Chávez’ image is in constant demand. I don’t play paparazzi with him. I had a hand placed on my lens when photographing him at the 2004 Democratic Presidential Candidates’ debate by an unidentified man who was accompanying him. It was quickly removed when I sternly told the person not to touch the camera.
Albuquerque Police Chief Ray Schultz did not return a call seeking comment on why one of his officers barred a recognized member of the press from covering a city event and whether a criminal investigation for assault had been initiated against me.
I have repeatedly asked both James, left, and Schultz to be added to their lists of media contacts to be notified of city and police press conferences or photo opportunities with no results. Both blame underlings for not following their instructions. James, left, blames her assistant Felicia Giron, while Schultz says Public Information Officer John Walsh is not doing what he’s told.
What does this all mean? This is a case of prior restraint by an elected official trying to punish a person who does not give him the coverage he wishes.

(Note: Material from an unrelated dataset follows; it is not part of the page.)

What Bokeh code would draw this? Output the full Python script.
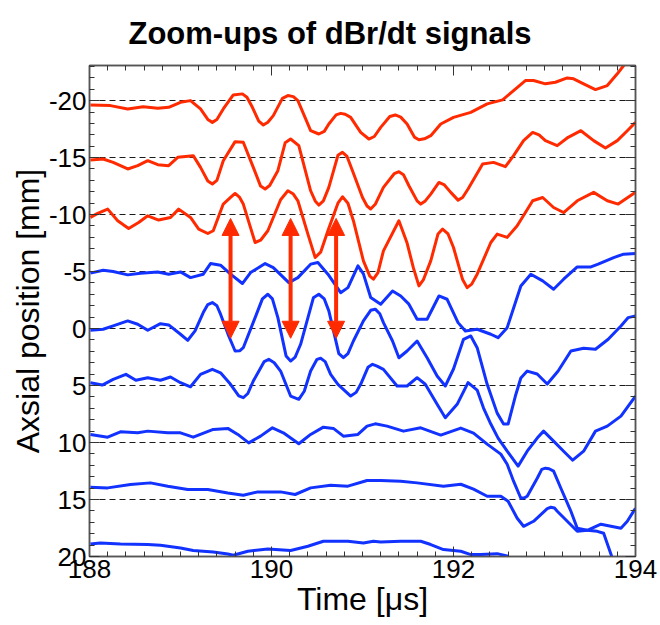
from bokeh.plotting import figure
from bokeh.models import (Range1d, FixedTicker, LinearAxis, Arrow, NormalHead,
                          CustomLabelingPolicy)
from bokeh.embed import file_html
from bokeh.resources import INLINE

TITLE = "Zoom-ups of dBr/dt signals"
X_LABEL = "Time [μs]"
Y_LABEL = "Axsial position [mm]"

x_major = [188, 190, 192, 194]
y_major = [-20, -15, -10, -5, 0, 5, 10, 15, 20]

# ---- traces: time [us] and displayed axial position [mm] ----
t_m20 = [188.01, 188.23, 188.42, 188.59, 188.75, 188.87, 189.00, 189.11, 189.22, 189.30,
         189.35, 189.40, 189.47, 189.58, 189.68, 189.73, 189.79, 189.86, 189.91, 189.96,
         190.02, 190.12, 190.18, 190.24, 190.29, 190.43, 190.52, 190.58, 190.63, 190.71,
         190.76, 190.81, 190.87, 190.98, 191.07, 191.13, 191.20, 191.30, 191.36, 191.42,
         191.49, 191.57, 191.62, 191.68, 191.75, 191.86, 192.00, 192.19, 192.37, 192.54,
         192.66, 192.79, 192.88, 193.01, 193.12, 193.25, 193.32, 193.43, 193.56, 193.69,
         193.80, 193.87, 193.95]
y_m20 = [-19.62, -19.56, -19.27, -19.47, -19.32, -19.41, -19.85, -20.0, -19.27, -18.35,
         -18.09, -18.35, -19.27, -20.50, -20.59, -20.3, -19.41, -18.2, -17.86, -18.1,
         -18.68, -20.2, -20.44, -20.35, -20.0, -17.36, -17.07, -17.3, -17.95, -18.75,
         -18.88, -18.8, -18.53, -17.21, -16.63, -16.85, -17.65, -18.6, -18.74, -18.55,
         -17.95, -16.8, -16.57, -16.65, -16.92, -17.95, -18.53, -18.97, -19.71, -20.06,
         -20.88, -21.76, -21.76, -21.47, -21.61, -21.99, -21.91, -21.47, -20.97, -21.32,
         -22.35, -23.08, -24.2]

t_m15 = [188.01, 188.15, 188.26, 188.42, 188.53, 188.64, 188.75, 188.87, 188.97, 189.14,
         189.22, 189.30, 189.35, 189.40, 189.47, 189.60, 189.69, 189.80, 189.88, 189.93,
         189.98, 190.07, 190.15, 190.21, 190.30, 190.43, 190.48, 190.52, 190.57, 190.63,
         190.73, 190.78, 190.83, 190.89, 191.00, 191.05, 191.09, 191.14, 191.23, 191.35,
         191.40, 191.45, 191.51, 191.60, 191.64, 191.69, 191.75, 191.84, 191.90, 191.97,
         192.05, 192.10, 192.16, 192.32, 192.44, 192.57, 192.66, 192.77, 192.87, 192.94,
         193.01, 193.14, 193.26, 193.40, 193.54, 193.67, 193.80, 193.91, 194.00]
y_m15 = [-14.79, -14.88, -14.58, -14.00, -14.29, -14.73, -14.38, -14.29, -15.02, -15.17,
         -14.14, -12.95, -12.68, -13.0, -14.73, -16.40, -16.34, -14.14, -12.5, -12.24,
         -12.55, -13.85, -16.3, -16.63, -16.05, -12.09, -11.2, -10.83, -11.2, -12.39,
         -15.2, -15.46, -15.1, -13.85, -11.50, -10.75, -10.49, -10.9, -12.39, -13.6,
         -13.76, -13.5, -12.53, -11.2, -10.92, -11.2, -11.80, -12.82, -12.6, -11.95,
         -11.27, -11.5, -12.25, -14.44, -14.58, -14.20, -15.17, -16.49, -17.21, -17.0,
         -16.49, -16.05, -16.78, -17.36, -16.49, -15.84, -16.49, -17.36, -18.09]

t_m10 = [188.01, 188.09, 188.20, 188.31, 188.43, 188.54, 188.64, 188.76, 188.89, 188.98,
         189.11, 189.20, 189.30, 189.36, 189.47, 189.55, 189.60, 189.65, 189.69, 189.82,
         189.88, 189.96, 190.10, 190.18, 190.24, 190.29, 190.40, 190.48, 190.54, 190.62,
         190.73, 190.78, 190.84, 190.90, 191.01, 191.08, 191.12, 191.17, 191.23, 191.40,
         191.49, 191.56, 191.62, 191.67, 191.75, 191.83, 191.88, 191.94, 192.00, 192.10,
         192.15, 192.20, 192.26, 192.41, 192.48, 192.59, 192.70, 192.87, 192.98, 193.10,
         193.21, 193.36, 193.54, 193.69, 193.81, 194.00]
y_m10 = [-9.75, -10.10, -10.48, -9.46, -8.78, -9.31, -9.89, -9.52, -9.75, -10.48,
         -9.75, -8.73, -8.34, -8.58, -10.92, -11.5, -11.85, -11.5, -10.92, -7.55,
         -7.75, -8.58, -11.3, -12.09, -11.8, -11.21, -8.29, -6.23, -6.7, -8.58,
         -11.0, -11.56, -11.0, -9.46, -5.94, -4.6, -4.33, -4.9, -6.82, -9.46,
         -7.5, -5.3, -3.74, -4.3, -5.94, -8.3, -8.73, -8.3, -7.11, -4.3,
         -3.59, -3.9, -4.77, -7.55, -8.29, -8.00, -9.02, -11.21, -11.50, -10.62,
         -10.18, -11.21, -11.95, -11.21, -10.92, -11.95]

t_m5 = [188.01, 188.15, 188.26, 188.42, 188.56, 188.75, 188.87, 189.00, 189.11, 189.25,
        189.33, 189.44, 189.55, 189.68, 189.77, 189.93, 190.02, 190.19, 190.29, 190.43,
        190.51, 190.62, 190.76, 190.84, 190.95, 191.01, 191.09, 191.20, 191.33, 191.42,
        191.51, 191.60, 191.71, 191.84, 191.93, 192.05, 192.13, 192.26, 192.41, 192.49,
        192.59, 192.74, 192.85, 192.98, 193.10, 193.21, 193.36, 193.51, 193.59, 193.76,
        193.87, 194.00]
y_m5 = [-4.86, -5.12, -5.00, -4.71, -4.86, -4.97, -4.77, -4.97, -4.47, -4.77,
        -5.70, -5.56, -4.77, -3.95, -4.91, -5.70, -5.35, -4.03, -4.47, -5.65,
        -5.79, -4.77, -3.15, -3.59, -5.50, -4.80, -2.72, -2.14, -3.30, -2.86,
        -2.14, -0.82, -0.82, -2.86, -2.57, -0.52, 0.21, 0.06, 0.50, 0.80,
        -0.08, -3.74, -4.77, -4.18, -3.45, -4.33, -5.41, -5.41, -5.65, -6.23,
        -6.53, -6.58]

t_0 = [188.01, 188.15, 188.26, 188.42, 188.53, 188.64, 188.78, 188.87, 189.00, 189.08,
       189.16, 189.25, 189.30, 189.35, 189.40, 189.44, 189.53, 189.60, 189.65, 189.69,
       189.82, 189.90, 189.96, 190.01, 190.07, 190.16, 190.21, 190.26, 190.32, 190.46,
       190.52, 190.58, 190.63, 190.74, 190.79, 190.84, 190.90, 191.01, 191.09, 191.14,
       191.19, 191.23, 191.33, 191.40, 191.49, 191.60, 191.71, 191.82, 191.91, 192.00,
       192.11, 192.19, 192.26, 192.37, 192.48, 192.55, 192.60, 192.68, 192.74, 192.81,
       192.92, 193.03, 193.15, 193.29, 193.43, 193.56, 193.70, 193.84, 193.92, 194.00]
y_0 = [0.15, 0.06, -0.23, -0.67, -0.38, 0.15, -0.43, -0.32, 0.50, 1.03,
       0.21, -1.40, -2.1, -2.28, -2.0, -1.26, 0.65, 1.97, 1.95, 1.68,
       -0.96, -2.6, -3.01, -2.6, -0.96, 2.4, 2.85, 2.5, 1.38, -2.7,
       -3.01, -2.6, -1.55, 2.2, 2.56, 2.2, 1.09, -0.67, -1.6, -1.70,
       -1.3, -0.52, 1.09, 2.56, 1.97, 1.09, 2.56, 4.17, 5.04, 3.55,
       0.94, 0.65, 1.68, 4.89, 7.42, 8.38, 8.38, 5.92, 4.34, 3.73,
       3.99, 4.87, 3.73, 1.97, 1.73, 1.82, 0.94, -0.23, -0.96, -1.11]

t_5 = [188.01, 188.14, 188.26, 188.40, 188.51, 188.64, 188.78, 188.89, 189.00, 189.11,
       189.22, 189.35, 189.44, 189.55, 189.64, 189.69, 189.74, 189.80, 189.92, 189.97,
       190.03, 190.10, 190.21, 190.30, 190.36, 190.43, 190.50, 190.54, 190.59, 190.65,
       190.73, 190.87, 190.93, 190.98, 191.06, 191.11, 191.16, 191.23, 191.38, 191.49,
       191.60, 191.69, 191.82, 191.91, 192.04, 192.16, 192.26, 192.33, 192.41, 192.49,
       192.59, 192.71, 192.81, 192.92, 192.99, 193.10, 193.21, 193.31, 193.43, 193.56,
       193.69, 193.84, 194.00]
y_5 = [4.75, 4.96, 4.46, 4.02, 4.54, 4.31, 4.54, 4.25, 4.75, 5.11,
       4.02, 3.58, 3.88, 4.89, 5.9, 6.07, 5.7, 4.60, 2.9, 2.70,
       3.0, 3.73, 5.92, 6.21, 5.5, 3.73, 2.7, 2.61, 2.9, 4.02,
       4.89, 5.92, 5.6, 4.89, 3.4, 3.14, 3.3, 3.58, 5.04, 5.04,
       4.31, 4.89, 6.65, 7.83, 6.65, 4.75, 5.40, 6.98, 8.38, 9.61,
       10.76, 12.07, 10.76, 9.61, 9.00, 9.88, 10.76, 11.55, 10.76, 9.00,
       8.56, 7.68, 5.92]

t_10 = [188.01, 188.20, 188.34, 188.53, 188.64, 188.86, 189.00, 189.14, 189.36, 189.52,
        189.63, 189.75, 189.88, 190.01, 190.13, 190.30, 190.43, 190.57, 190.68, 190.79,
        190.95, 191.05, 191.14, 191.27, 191.45, 191.64, 191.86, 192.08, 192.22, 192.37,
        192.52, 192.59, 192.66, 192.74, 192.78, 192.81, 192.92, 192.97, 193.01, 193.05,
        193.10, 193.18, 193.29, 193.36, 193.47, 193.58, 193.65, 193.75, 193.89]
y_10 = [9.29, 9.53, 9.06, 9.15, 9.00, 9.15, 9.15, 9.53, 8.85, 8.76,
        9.29, 10.03, 9.44, 8.71, 9.15, 10.11, 9.29, 8.65, 8.76, 9.44,
        9.29, 8.56, 8.36, 8.56, 9.00, 8.71, 9.35, 8.73, 9.17, 10.14,
        11.02, 11.90, 13.39, 14.89, 14.85, 14.71, 13.13, 12.35, 12.25, 12.3,
        12.51, 14.01, 16.03, 17.52, 17.70, 17.79, 17.96, 20.25, 22.18]

t_15 = [188.01, 188.20, 188.45, 188.67, 188.86, 189.08, 189.30, 189.52, 189.69, 189.85,
        190.10, 190.26, 190.43, 190.65, 190.84, 191.05, 191.20, 191.42, 191.60, 191.89,
        192.08, 192.22, 192.37, 192.52, 192.60, 192.70, 192.77, 192.88, 193.03, 193.07,
        193.11, 193.14, 193.25, 193.36, 193.47, 193.62, 193.73, 193.84, 193.91, 194.00]
y_15 = [13.92, 13.98, 13.68, 13.54, 13.83, 14.12, 14.12, 14.42, 14.62, 14.33,
        14.33, 14.56, 13.98, 13.74, 13.83, 13.33, 13.33, 13.39, 13.54, 13.83,
        13.66, 14.09, 14.71, 14.71, 15.15, 16.64, 17.35, 16.91, 15.8, 15.68,
        15.75, 16.03, 16.91, 17.79, 17.70, 17.17, 17.35, 17.52, 16.91, 15.76]

t_20 = [188.01, 188.12, 188.34, 188.64, 188.78, 189.00, 189.14, 189.36, 189.52, 189.58,
        189.74, 189.96, 190.21, 190.40, 190.57, 190.84, 191.01, 191.12, 191.20, 191.42,
        191.64, 191.75, 191.89, 192.08, 192.19, 192.30, 192.48, 192.60]
y_20 = [18.90, 18.81, 18.90, 18.95, 19.02, 19.25, 19.48, 19.60, 19.78, 19.89,
        19.54, 19.34, 19.48, 19.10, 18.66, 18.66, 18.81, 18.66, 18.72, 18.66,
        18.66, 18.95, 19.39, 19.54, 19.83, 19.83, 19.75, 19.98]

# double-headed arrows
arrow_t = [189.55, 190.21, 190.71]
arrow_top = -9.66
arrow_bottom = 0.85

RED = "#ff2a00"
BLUE = "#1232ff"
FONT = "Liberation Sans"

p = figure(width=660, height=625, output_backend="svg", toolbar_location=None,
           x_range=Range1d(188, 194), y_range=Range1d(20, -23.08),
           min_border_left=89, min_border_right=25, min_border_top=65,
           min_border_bottom=69, title=TITLE)
p.title.text_font = FONT
p.title.text_font_size = "31px"
p.title.text_font_style = "bold"
p.title.text_color = "black"
p.title.align = "left"
p.title.offset = 39
p.title.standoff = 21
p.background_fill_color = "white"
p.border_fill_color = "white"
p.outline_line_color = "#555555"
p.outline_line_width = 1.5

x_minor = [188 + 0.2 * i for i in range(31)]
y_minor = list(range(-23, 21))

bottom_axis = p.below[0]
left_axis = p.left[0]
top_axis = LinearAxis()
right_axis = LinearAxis()
p.add_layout(top_axis, "above")
p.add_layout(right_axis, "right")

hide_all = CustomLabelingPolicy(code="""
    for (const i of indices) { indices.unset(i) }
    return indices
""")

for ax, is_x, lab in [(bottom_axis, True, True), (left_axis, False, True),
                      (top_axis, True, False), (right_axis, False, False)]:
    ax.ticker = FixedTicker(ticks=x_major if is_x else y_major,
                            minor_ticks=x_minor if is_x else y_minor)
    ax.major_tick_in = 10
    ax.major_tick_out = 0
    ax.minor_tick_in = 5
    ax.minor_tick_out = 0
    ax.axis_line_color = "#555555"
    ax.axis_line_width = 1.5
    ax.major_tick_line_color = "#333333"
    ax.minor_tick_line_color = "#333333"
    ax.major_label_text_font = FONT
    ax.major_label_text_color = "black"
    if lab:
        ax.major_label_text_font_size = "26px"
        ax.major_label_standoff = 3
    else:
        ax.major_label_text_font_size = "1px"
        ax.major_label_policy = hide_all
        ax.major_label_standoff = 0

left_axis.major_label_overrides = {v: str(v) for v in y_major}
bottom_axis.major_label_overrides = {v: str(v) for v in x_major}

bottom_axis.axis_label = X_LABEL
left_axis.axis_label = Y_LABEL
for ax in (bottom_axis, left_axis):
    ax.axis_label_text_font = FONT
    ax.axis_label_text_font_size = "32px"
    ax.axis_label_text_font_style = "normal"
    ax.axis_label_text_color = "black"
    ax.axis_label_standoff = 0

p.xgrid.visible = False
p.ygrid.ticker = FixedTicker(ticks=y_major[:-1])
p.ygrid.grid_line_color = "#1a1a1a"
p.ygrid.grid_line_dash = "6 4"
p.ygrid.grid_line_width = 1

for t, y, c in [(t_m20, y_m20, RED), (t_m15, y_m15, RED), (t_m10, y_m10, RED),
                (t_m5, y_m5, BLUE), (t_0, y_0, BLUE), (t_5, y_5, BLUE),
                (t_10, y_10, BLUE), (t_15, y_15, BLUE), (t_20, y_20, BLUE)]:
    p.line(t, y, line_color=c, line_width=3, line_join="round")

for xa in arrow_t:
    p.add_layout(Arrow(x_start=xa, y_start=arrow_bottom, x_end=xa, y_end=arrow_top,
                       line_color=RED, line_width=4,
                       start=NormalHead(size=17, fill_color=RED, line_color=RED),
                       end=NormalHead(size=17, fill_color=RED, line_color=RED)))

open("out.html", "w").write(file_html(p, INLINE))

The mayor is manipulating coverage of his administration. Though some people at the city are free to talk, if the topic gets too close to any sensitive area, workers have been told to refer interviewers to department heads or the PIO, who either don't respond or don't answer the questions. It makes getting information difficult and I have had to revert to seeking details through the state’s inspection of public records requests. Three of the last four requests were not answered in a prompt manner. One was handled routinely and in a timely manner. Another request was delayed, but upon prompting from City Attorney Bob White, I was able to inspect some of the documents held by a department. That request also involved information held by the mayor’s office and there was no response from them. Two other requests are past due the statutory time frames, the first by months, the other by about a week.
White has been trying to coax responses with little success.